Grasslands are subject to considerable alteration due to human activities globally, including widespread changes in populations and composition of large mammalian herbivores and elevated supply of nutrients. Grassland soils remain important reservoirs of carbon (C) and nitrogen (N). Herbivores may affect both C and N pools and these changes likely interact with increases in soil nutrient availability. Given the scale of grassland soil fluxes, such changes can have striking consequences for atmospheric C concentrations and the climate. Here, we use the Nutrient Network experiment to examine the responses of soil C and N pools to mammalian herbivore exclusion across 22 grasslands, under ambient and elevated nutrient availabilities (fertilized with NPK + micronutrients). We show that the impact of herbivore exclusion on soil C and N pools depends on fertilization. Under ambient nutrient conditions, we observed no effect of herbivore exclusion, but under elevated nutrient supply, pools are smaller upon herbivore exclusion. The highest mean soil C and N pools were found in grazed and fertilized plots. The decrease in soil C and N upon herbivore exclusion in combination with fertilization correlated with a decrease in aboveground plant biomass and microbial activity, indicating a reduced storage of organic matter and microbial residues as soil C and N. The response of soil C and N pools to herbivore exclusion was contingent on temperature – herbivores likely cause losses of C and N in colder sites and increases in warmer sites. Additionally, grasslands that contain mammalian herbivores have the potential to sequester more N under increased temperature variability and nutrient enrichment than ungrazed grasslands. Our study highlights the importance of conserving mammalian herbivore populations in grasslands worldwide. We need to incorporate local‐scale herbivory, and its interaction with nutrient enrichment and climate, within global‐scale models to better predict land–atmosphere interactions under future climate change.

Highlights

  • Grasslands cover 30% of the terrestrial earth surface (White, Murray, & Rohweder, 2000) and their soils are important reservoirs of carbon (C) and nitrogen (N; Jobbagy & Jackson, 2000)

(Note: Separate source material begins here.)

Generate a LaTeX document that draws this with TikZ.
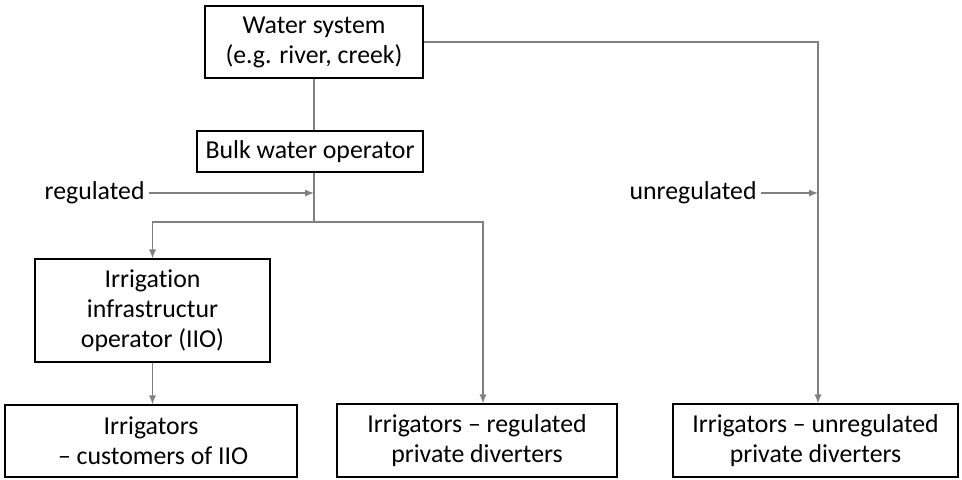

  • We found no significant impact of treatment duration on the responses of soil C and N pools to herbivore exclusion (LMM, F1,20 = 0.65, p = .431 for C and F1,20 = 1.30, p = .268 for N), allowing us to pool the data across treatment years, even though the sites differed in the number of years that the treatments were applied

  • Nutrient availability explained most strongly the responses of soil C and N pools to the exclusion of mammalian herbivores: under ambient nutrient conditions, we observed no effect of herbivore exclusion, but under elevated nutrient supply pools were smaller upon herbivore exclusion (Figure 3)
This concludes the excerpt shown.